Aide forfaitaire en euro
Enfin, le nouveau dispositif repose sur une nouvelle logique qui consiste à passer d'un pourcentage à une aide forfaitaire en euro sonnant et trébuchant.
L'aide prévue pour chaque geste sera calculée en fonction de critères de revenus et des économies d'énergie que les travaux permettront de réaliser.
En résumé, plus le geste est efficace et moins le ménage est riche, plus l'aide sera importante. Le gouvernement voit aussi dans cette logique forfaitaire un levier pour limiter les effets d'aubaine et les effets inflationnistes sur certains gestes.

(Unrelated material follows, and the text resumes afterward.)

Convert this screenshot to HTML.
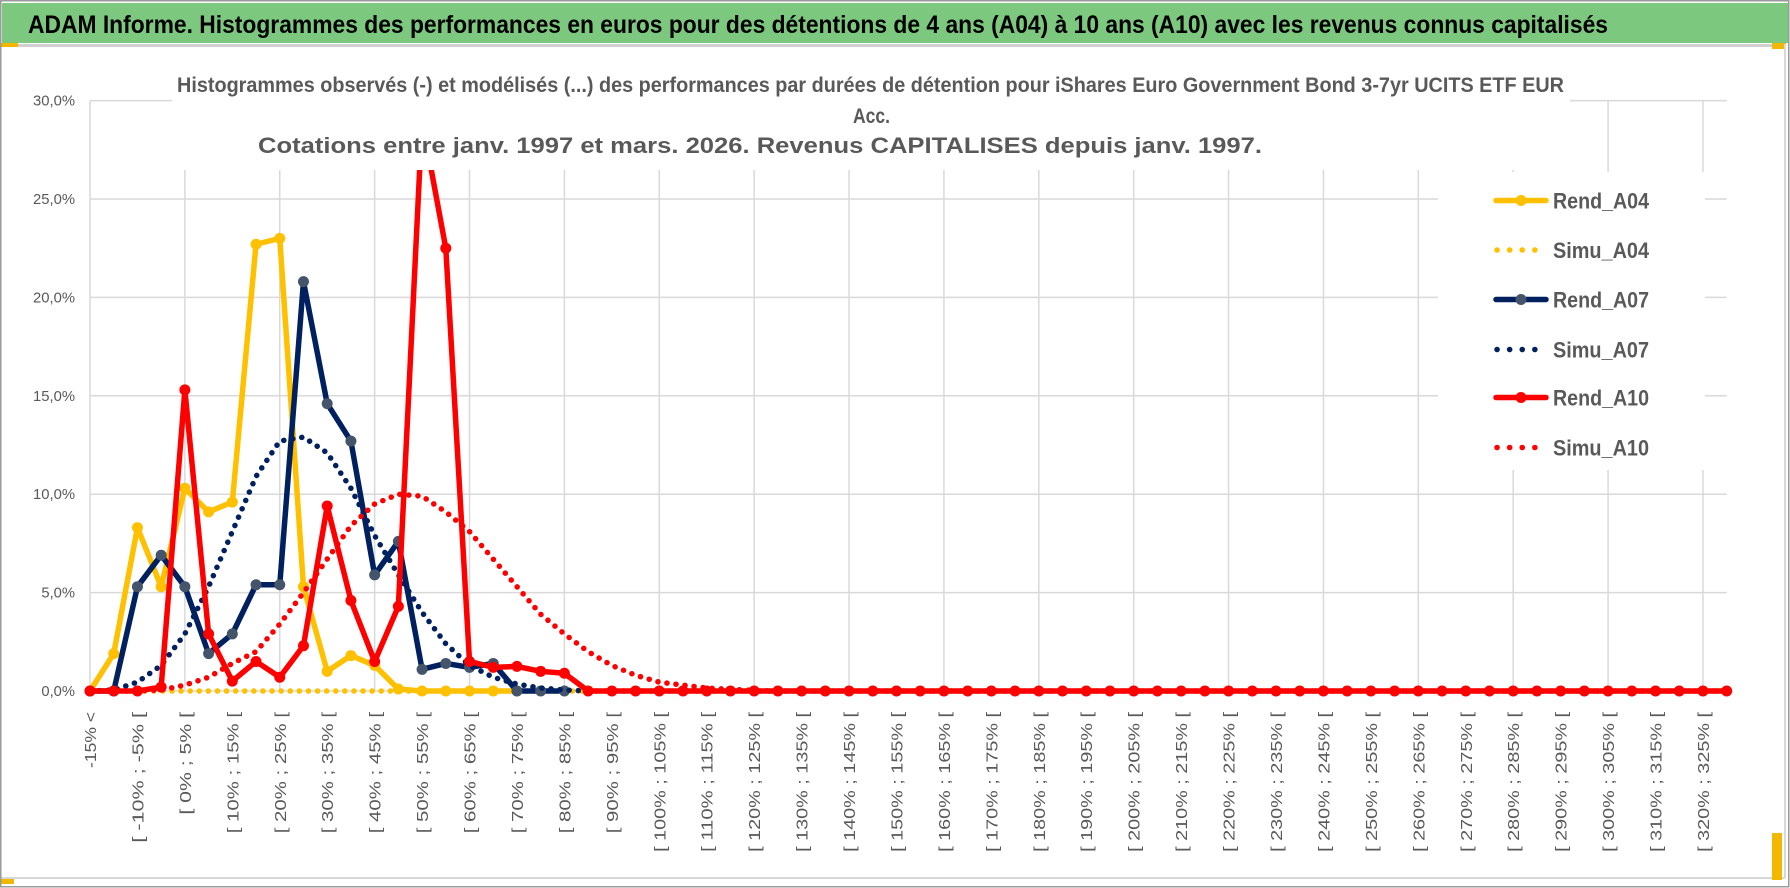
<!DOCTYPE html>
<html><head><meta charset="utf-8"><style>
html,body{margin:0;padding:0;background:#fff;width:1790px;height:888px;overflow:hidden}
svg{display:block}
text{font-family:"Liberation Sans",sans-serif}
</style></head><body>
<svg id="chart" width="1790" height="888" viewBox="0 0 1790 888" xmlns="http://www.w3.org/2000/svg">
<rect x="0" y="0" width="1790" height="888" fill="#fff"/>
<rect x="2" y="3" width="1786" height="40" fill="#7dc87f"/>
<text x="28" y="33" font-size="25" font-weight="bold" fill="#000" textLength="1580" lengthAdjust="spacingAndGlyphs">ADAM Informe. Histogrammes des performances en euros pour des détentions de 4 ans (A04) à 10 ans (A10) avec les revenus connus capitalisés</text>
<rect x="0" y="44" width="1785" height="3" fill="#d0d0d0"/>
<rect x="0" y="43" width="18" height="4" fill="#f2b800"/>
<rect x="1772" y="43" width="14" height="6" fill="#f2b800"/>
<rect x="0" y="877" width="1785" height="2" fill="#d8d8d8"/>
<rect x="0" y="879" width="14" height="5" fill="#f2b800"/>
<rect x="1772" y="833" width="10" height="47" fill="#f2b800"/>
<rect x="1784" y="44" width="2" height="834" fill="#d8d8d8"/>
<rect x="0.75" y="0.75" width="1788" height="886" fill="none" stroke="#9a9a9a" stroke-width="1.5"/>
<g id="grid"></g>
<g id="series"></g>
<rect x="172" y="58" width="1398" height="112" fill="#fff"/>
<text x="177" y="92" font-size="21" font-weight="bold" fill="#595959" textLength="1387" lengthAdjust="spacingAndGlyphs">Histogrammes observés (-) et modélisés (...) des performances par durées de détention pour iShares Euro Government Bond 3-7yr UCITS ETF EUR</text>
<text x="853" y="123" font-size="21" font-weight="bold" fill="#595959" textLength="37" lengthAdjust="spacingAndGlyphs">Acc.</text>
<text x="258" y="153" font-size="22" font-weight="bold" fill="#595959" textLength="1004" lengthAdjust="spacingAndGlyphs">Cotations entre janv. 1997 et mars. 2026. Revenus CAPITALISES depuis janv. 1997.</text>
<rect x="1438" y="172" width="267" height="298" fill="#fff"/>
<g id="legend"></g>
<g id="ylabels"></g>
<g id="xlabels"></g>
</svg>
<script>
const yTicks = [0, 5, 10, 15, 20, 25, 30];
const yTickLabels = ["0,0%", "5,0%", "10,0%", "15,0%", "20,0%", "25,0%", "30,0%"];
const categories = ["-15% <"];
for (let k = 1; k < 70; k++) { const lo = -15 + 5 * (k - 1); categories.push("[ " + lo + "% ; " + (lo + 5) + "% ["); }
const rendA04 = [0,1.9,8.3,5.3,10.3,9.1,9.6,22.7,23.0,5.3,1.0,1.8,1.3,0.1,0,0,0,0,0];
const rendA07 = [0,0,5.3,6.9,5.3,1.9,2.9,5.4,5.4,20.8,14.6,12.7,5.9,7.6,1.1,1.4,1.2,1.4,0,0,0];
const rendA10 = [0,0,0,0.2,15.3,2.9,0.5,1.5,0.7,2.3,9.4,4.6,1.5,4.3,29.0,22.5,1.5,1.2,1.25,1.0,0.9,0,0,0,0,0,0,0,0,0,0,0,0,0,0,0,0,0,0,0,0,0,0,0,0,0,0,0,0,0,0,0,0,0,0,0,0,0,0,0,0,0,0,0,0,0,0,0,0,0];
const simuA04 = [0,0,0,0,0,0,0,0,0,0,0,0,0,0,0,0,0,0,0,0,0,0,0,0,0,0,0,0,0,0,0,0,0,0,0,0,0,0,0,0,0,0,0,0,0,0,0,0,0,0,0,0,0,0,0,0,0,0,0,0,0,0,0,0,0,0,0,0,0,0];
const simuA07 = [0,0.05,0.45,1.3,2.9,5.3,8.1,10.9,12.7,12.9,12.1,10.3,7.9,5.9,4.0,2.4,1.3,0.7,0.35,0.15,0.05,0,0,0,0,0,0,0,0,0,0,0,0,0,0,0,0,0,0,0,0,0,0,0,0,0,0,0,0,0,0,0,0,0,0,0,0,0,0,0,0,0,0,0,0,0,0,0,0,0];
const simuA10 = [0,0,0,0.05,0.3,0.7,1.4,2.0,3.4,5.0,6.7,8.4,9.5,10.0,9.9,9.1,8.1,6.7,5.3,3.9,2.9,2.0,1.3,0.8,0.45,0.3,0.15,0.08,0.03,0,0,0,0,0,0,0,0,0,0,0,0,0,0,0,0,0,0,0,0,0,0,0,0,0,0,0,0,0,0,0,0,0,0,0,0,0,0,0,0,0];
const seriesNames = ["Rend_A04", "Simu_A04", "Rend_A07", "Simu_A07", "Rend_A10", "Simu_A10"];

const NS = "http://www.w3.org/2000/svg";
const X0 = 90, DX = 23.72, Y0 = 691, PPU = 19.68;
const xs = i => X0 + i * DX;
const ys = v => Y0 - v * PPU;
function mk(tag, attrs, parent) { const e = document.createElementNS(NS, tag); for (const k in attrs) e.setAttribute(k, attrs[k]); parent.appendChild(e); return e; }

const grid = document.getElementById("grid");
yTicks.forEach((t) => {
  const l = mk("line", {x1: X0, x2: xs(categories.length - 1), y1: ys(t), y2: ys(t), stroke: "#d9d9d9", "stroke-width": 1.5}, grid);
  
  
});
for (let i = 0; i < categories.length; i += 4) {
  const l = mk("line", {x1: xs(i), x2: xs(i), y1: ys(30), y2: ys(0), stroke: "#d9d9d9", "stroke-width": 1.5}, grid);
  
  
}

const yl = document.getElementById("ylabels");
yTicks.forEach((t, i) => {
  const s = yTickLabels[i];
  const tx = mk("text", {x: 75, y: ys(t) + 5, "font-size": 15, fill: "#595959", "text-anchor": "end", textLength: s.length * 8.4, lengthAdjust: "spacingAndGlyphs"}, yl);
  tx.textContent = s;
  
  
});

const xl = document.getElementById("xlabels");
for (let i = 0; i < categories.length; i += 2) {
  const s = categories[i];
  const tx = mk("text", {x: 0, y: 0, "font-size": 16, fill: "#595959", "text-anchor": "end", transform: "translate(" + (xs(i) + 6) + ",712) rotate(-90)", textLength: s.length * 9.33, lengthAdjust: "spacingAndGlyphs"}, xl);
  tx.textContent = s;
  
  
}

const sg = document.getElementById("series");
function solid(data, color, mcolor, name) {
  const g = mk("g", {}, sg);
  
  
  const pts = data.map((v, i) => xs(i) + "," + ys(v)).join(" ");
  mk("polyline", {points: pts, fill: "none", stroke: color, "stroke-width": 5.5, "stroke-linejoin": "round"}, g);
  data.forEach((v, i) => {
    const c = mk("circle", {cx: xs(i), cy: ys(v), r: 5.5, fill: mcolor}, g);
    
    
  });
}
function dotted(data, color, name) {
  const g = mk("g", {}, sg);
  
  
  const pts = data.map((v, i) => xs(i) + "," + ys(v)).join(" ");
  mk("polyline", {points: pts, fill: "none", stroke: color, "stroke-width": 5.5, "stroke-linecap": "round", "stroke-dasharray": "0.1 9"}, g);
}
solid(rendA04, "#ffc000", "#ffc000", "series-rend-a04");
dotted(simuA04, "#ffc000", "series-simu-a04");
solid(rendA07, "#002060", "#44546a", "series-rend-a07");
dotted(simuA07, "#002060", "series-simu-a07");
solid(rendA10, "#ff0000", "#ff0000", "series-rend-a10");
dotted(simuA10, "#ff0000", "series-simu-a10");

const lg = document.getElementById("legend");
const lcol = [["#ffc000","#ffc000",false],["#ffc000","#ffc000",true],["#002060","#44546a",false],["#002060","#002060",true],["#ff0000","#ff0000",false],["#ff0000","#ff0000",true]];
const rowsY = [200.5, 250, 299.5, 349.5, 397.5, 447.5];
seriesNames.forEach((n, i) => {
  const g = mk("g", {}, lg);
  
  
  const y = rowsY[i];
  const [c, m, dot] = lcol[i];
  if (dot) {
    mk("line", {x1: 1497, x2: i === 5 ? 1545 : 1536, y1: y, y2: y, stroke: c, "stroke-width": 5.5, "stroke-linecap": "round", "stroke-dasharray": "0.1 12.5"}, g);
  } else {
    mk("line", {x1: 1496, x2: 1546, y1: y, y2: y, stroke: c, "stroke-width": 5.5, "stroke-linecap": "round"}, g);
    mk("circle", {cx: 1521, cy: y, r: 5.5, fill: m}, g);
  }
  const t = mk("text", {x: 1553, y: y + 8, "font-size": 22, "font-weight": "bold", fill: "#595959", textLength: 96, lengthAdjust: "spacingAndGlyphs"}, g);
  t.textContent = n;
});
</script>
</body></html>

Par exemple, un couple très modeste (25 000 € de revenus annuel avec un enfant) qui souhaite remplacer sa chaudière au fioul par une chaudière à granulés plus performante bénéficiera d’au moins 11 200 € de prime unifiée et de 4 000€ de CEE, soit un reste à charge de 3 000€ à payer au maximum. Celui-ci pouvant être financé par un éco-PTZ et par le chèque énergie.
Plan de lutte contre la fraude
Parallèlement à la prime unifiée, le gouvernement a annoncé plusieurs mesures en faveur de la rénovation énergétique :
- le Service d'aide à la rénovation énergétique (Sare). Financé par les CEE à hauteur de 200 millions d'euros, ce dernier a vocation à aider les régions et les EPCI à financer un meilleur accompagnement des ménages à la rénovation énergétique. En fonction des territoires, cela pourra se traduire par l'ouverture de "guichets" physiques de renseignements, de sites web, du déploiement de dispositifs technologiques pour mieux repérer les passoires thermiques, etc.
- un plan global de lutte contre les fraudes et le démarchage abusif. Parmi les mesures annoncées figurent le renforcement du dispositif RGE, davantage de contrôles et d'audits après travaux. Ces derniers pourront être menés par les professionnels, la DGCCRF, le ministère de la Transition écologique et solidaire.
- le lancement d'un observatoire de la rénovation énergétique piloté par le Commissariat général au développement durable. Celui-ci permettra, à l'horizon 2021, d'avoir une vision plus fine de la rénovation énergétique et d'établir des statistiques par geste, par région mais aussi en fonction de la composition et du type de foyers.